T0 = 1600 # surface potential temperature [K]
adiabat = gdrift.compute_adiabat(slb21, T0=T0, gravity_profile=gravity_profile)
Smoothing Phase-Transition Discontinuities¶
The raw property profiles contain sharp jumps at phase transitions (notably the olivine-wadsleyite transition at ~410 km and the post-spinel transition at ~660 km). These discontinuities are physical but problematic for numerical simulations that require smooth reference profiles. We apply a Savitzky-Golay filter (window = 21 points $\approx$ 240 km, cubic polynomial) to remove the spikes while preserving the large-scale depth dependence.

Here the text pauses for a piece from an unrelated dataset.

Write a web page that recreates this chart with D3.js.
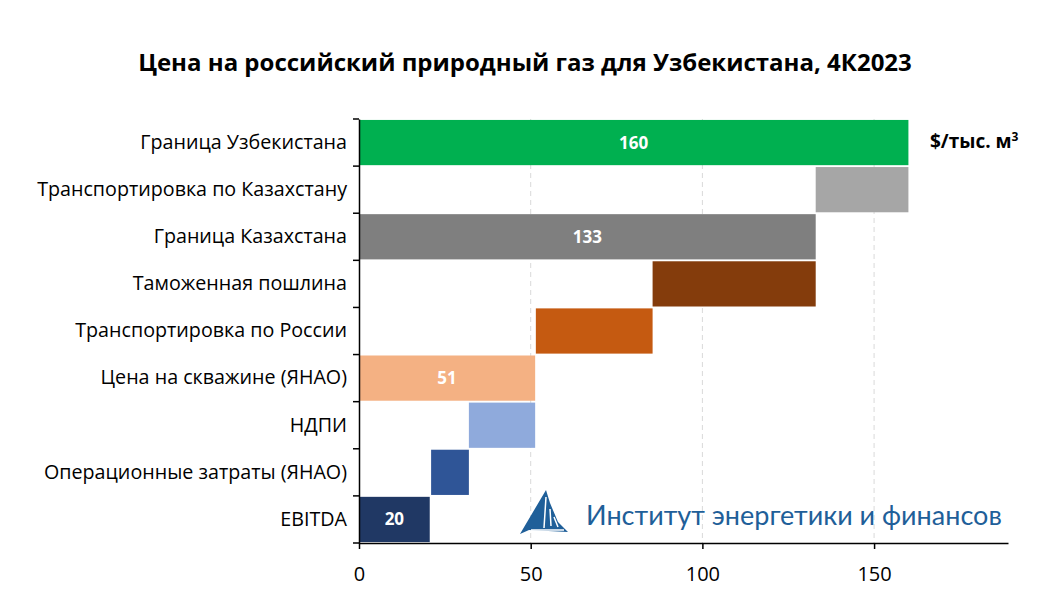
<!DOCTYPE html>
<html>
<head>
<meta charset="utf-8">
<script src="https://cdn.jsdelivr.net/npm/d3@7"></script>
<style>
  body { margin: 0; background: #fff; }
  text { font-family: "Open Sans", "Liberation Sans", sans-serif; }
</style>
</head>
<body>
<svg id="chart" width="1050" height="614"></svg>
<script>
// data
var categories = ["Граница Узбекистана", "Транспортировка по Казахстану", "Граница Казахстана",
    "Таможенная пошлина", "Транспортировка по России", "Цена на скважине (ЯНАО)", "НДПИ",
    "Операционные затраты (ЯНАО)", "EBITDA"];
var barStart = [0, 133, 0, 85.5, 51.5, 0, 32, 21, 0];
var barEnd = [160, 160, 133, 133, 85.5, 51.3, 51.3, 32, 20.6];
var barLabels = ["160", "", "133", "", "", "51", "", "", "20"];
var barColors = ["#00b050", "#a6a6a6", "#7f7f7f", "#843c0c", "#c55a11", "#f4b183", "#8faadc", "#2f5597", "#203864"];
var xTicks = [0, 50, 100, 150];

var svg = d3.select("#chart");
var width = 1050, height = 614;

var x = d3.scaleLinear().domain([0, 189]).range([359, 1008]);
var y = d3.scaleBand().domain(categories).range([119, 543]).paddingInner(0.04).paddingOuter(0.02);

var rows = categories.map(function (c, i) {
    return {cat: c, start: barStart[i], end: barEnd[i], label: barLabels[i], color: barColors[i]};
});

// title
svg.append("text")
    .attr("x", 525).attr("y", 71)
    .attr("text-anchor", "middle")
    .style("font-size", "24px").style("font-weight", "bold")
    .text("Цена на российский природный газ для Узбекистана, 4К2023");

// grid
svg.append("g").selectAll("line")
    .data(xTicks.slice(1))
    .enter().append("line")
    .attr("x1", function (d) { return x(d); })
    .attr("x2", function (d) { return x(d); })
    .attr("y1", 119).attr("y2", 543)
    .attr("stroke", "#d9d9d9")
    .attr("stroke-dasharray", "5,4");

// bars
svg.append("g").selectAll("rect")
    .data(rows)
    .enter().append("rect")
    .attr("x", function (d) { return x(d.start); })
    .attr("width", function (d) { return x(d.end) - x(d.start); })
    .attr("y", function (d) { return y(d.cat); })
    .attr("height", y.bandwidth())
    .attr("fill", function (d) { return d.color; });

svg.append("g").selectAll("text")
    .data(rows.filter(function (d) { return d.label; }))
    .enter().append("text")
    .attr("x", function (d) { return (x(d.start) + x(d.end)) / 2; })
    .attr("y", function (d) { return y(d.cat) + y.bandwidth() / 2; })
    .attr("dy", "0.35em")
    .attr("text-anchor", "middle")
    .attr("fill", "#fff")
    .style("font-size", "17px").style("font-weight", "bold")
    .text(function (d) { return d.label; });

// axes
var yAxis = svg.append("g")
    .attr("transform", "translate(359,0)")
    .call(d3.axisLeft(y).tickSize(0).tickPadding(12));
yAxis.select(".domain").attr("stroke", "#000").attr("stroke-width", 1.5);
yAxis.selectAll("text").style("font-size", "19.7px").attr("fill", "#000")
    .style("font-family", "'Open Sans', sans-serif");

// band boundary ticks
var bounds = categories.map(function (c) { return y(c) - y.step() * y.paddingInner() / 2; });
bounds.push(543);
bounds[0] = 119;
svg.append("g").selectAll("line")
    .data(bounds)
    .enter().append("line")
    .attr("x1", 353).attr("x2", 359)
    .attr("y1", function (d) { return d; }).attr("y2", function (d) { return d; })
    .attr("stroke", "#000").attr("stroke-width", 1.5);

var xAxis = svg.append("g")
    .attr("transform", "translate(0,543)")
    .call(d3.axisBottom(x).tickValues(xTicks).tickSize(6).tickSizeOuter(0).tickPadding(18));
xAxis.select(".domain").attr("stroke", "#000").attr("stroke-width", 1.5);
xAxis.selectAll(".tick line").attr("stroke", "#000").attr("stroke-width", 1.5);
xAxis.selectAll("text").style("font-size", "20px").attr("fill", "#000")
    .style("font-family", "'Open Sans', sans-serif");

// units
var unit = svg.append("text")
    .attr("x", 930).attr("y", 148)
    .style("font-size", "19px").style("font-weight", "bold");
unit.append("tspan").text("$/тыс. м");
unit.append("tspan").attr("dy", -7).style("font-size", "12px").text("3");

// logo
var logo = svg.append("g").attr("transform", "translate(519,489)");
logo.append("path")
    .attr("d", "M27,1 L1,45 L10,41 L49,43 L39,33 L31,14 Z")
    .attr("fill", "#1f5f99");
logo.append("path")
    .attr("d", "M27,8 L25,39 M31,20 L32,37 M35,28 L39,38 M12,41 L45,41")
    .attr("stroke", "#fff").attr("stroke-width", 1.5).attr("fill", "none");
svg.append("text")
    .attr("x", 586).attr("y", 525)
    .attr("fill", "#1f5f99")
    .style("font-size", "27px")
    .style("font-family", "Lato, sans-serif")
    .text("Институт энергетики и финансов");
</script>
</body>
</html>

smooth_keys = ["rho", "alpha", "Cp", "V", "Cv", "beta", "gamma"]
adiabat_smooth = dict(adiabat) # shallow copy
for key in smooth_keys:
adiabat_smooth[key] = savgol_filter(adiabat[key], window_length=21, polyorder=3)
# Recompute derived SI heat capacities from smoothed fields
adiabat_smooth["Cp_SI"] = adiabat_smooth["Cp"] / (adiabat_smooth["rho"] * adiabat_smooth["V"])
adiabat_smooth["Cv_SI"] = adiabat_smooth["Cv"] / (adiabat_smooth["rho"] * adiabat_smooth["V"])
Results¶
We print key values from both the raw and smoothed profiles. The temperature and dissipation number are unchanged by smoothing (the temperature profile is already smooth from the ODE integration, and $Di$ depends only on surface values).
print(f"\nSLB_21 pyrolite FMS (T0 = {T0} K):")
print(f" CMB temperature: {adiabat['temperature'][-1]:.0f} K")
print(f" Dissipation number: {adiabat['Di']:.3f}")
print(f"\n Surface properties (raw / smoothed):")
print(f" alpha: {adiabat['alpha'][0]:.3e} / {adiabat_smooth['alpha'][0]:.3e} 1/K")
print(f" Cp_SI: {adiabat['Cp_SI'][0]:.1f} / {adiabat_smooth['Cp_SI'][0]:.1f} J/kg/K")
print(f" rho: {adiabat['rho'][0]:.1f} / {adiabat_smooth['rho'][0]:.1f} kg/m^3")
SLB_21 pyrolite FMS (T0 = 1600 K):
CMB temperature: 2529 K
Dissipation number: 1.903
Surface properties (raw / smoothed):
alpha: 8.267e-05 / 8.298e-05 1/K
Cp_SI: 1232.8 / 1231.1 J/kg/K
rho: 3272.0 / 3276.2 kg/m^3
Visualisation¶
We plot the raw profiles (thin, translucent) overlaid with the smoothed profiles (solid) to highlight the effect of the Savitzky-Golay filter on phase-transition discontinuities.
%matplotlib inline
import matplotlib.pyplot as plt
fig, axes = plt.subplots(2, 3, figsize=(14, 10), sharey=True)
depths_km = adiabat["depths"] / 1e3
plot_specs = [
("temperature", "Temperature [K]"),
("rho", "Density [kg/m$^3$]"),
("alpha", "Thermal Expansivity [1/K]"),
("Cp_SI", "Cp [J/kg/K]"),
("gravity", "Gravity [m/s$^2$]"),
("Cv_SI", "Cv [J/kg/K]"),
]
for ax, (key, xlabel) in zip(axes.flat, plot_specs):
ax.plot(adiabat[key], depths_km, color="0.7", linewidth=0.8, label="Raw")
ax.plot(adiabat_smooth[key], depths_km, linewidth=1.5, label="Smoothed")
ax.set_xlabel(xlabel, fontsize=10)
ax.grid(alpha=0.3)
ax.invert_yaxis()
ax.legend(fontsize=8)
axes[0, 0].set_ylabel("Depth [km]", fontsize=11)
axes[1, 0].set_ylabel("Depth [km]", fontsize=11)
fig.suptitle(
f"Adiabatic Profile — SLB_21 pyrolite FMS ($T_0$ = {T0} K)\n"
f"Di = {adiabat['Di']:.3f}, CMB T = {adiabat['temperature'][-1]:.0f} K",
fontsize=13,
)
plt.tight_layout()
plt.show()
Summary¶
This example demonstrated how to:
- Build a gravity profile from PREM using
gdrift.prem_gravity_profile() - Compute an adiabatic temperature profile using
gdrift.compute_adiabat() - Smooth phase-transition discontinuities with a Savitzky-Golay filter
- Compute the dissipation number $Di$
The adiabatic profiles computed here serve as the reference state for mantle convection simulations. The smoothed profiles remove phase-transition spikes while preserving the large-scale depth dependence of material properties.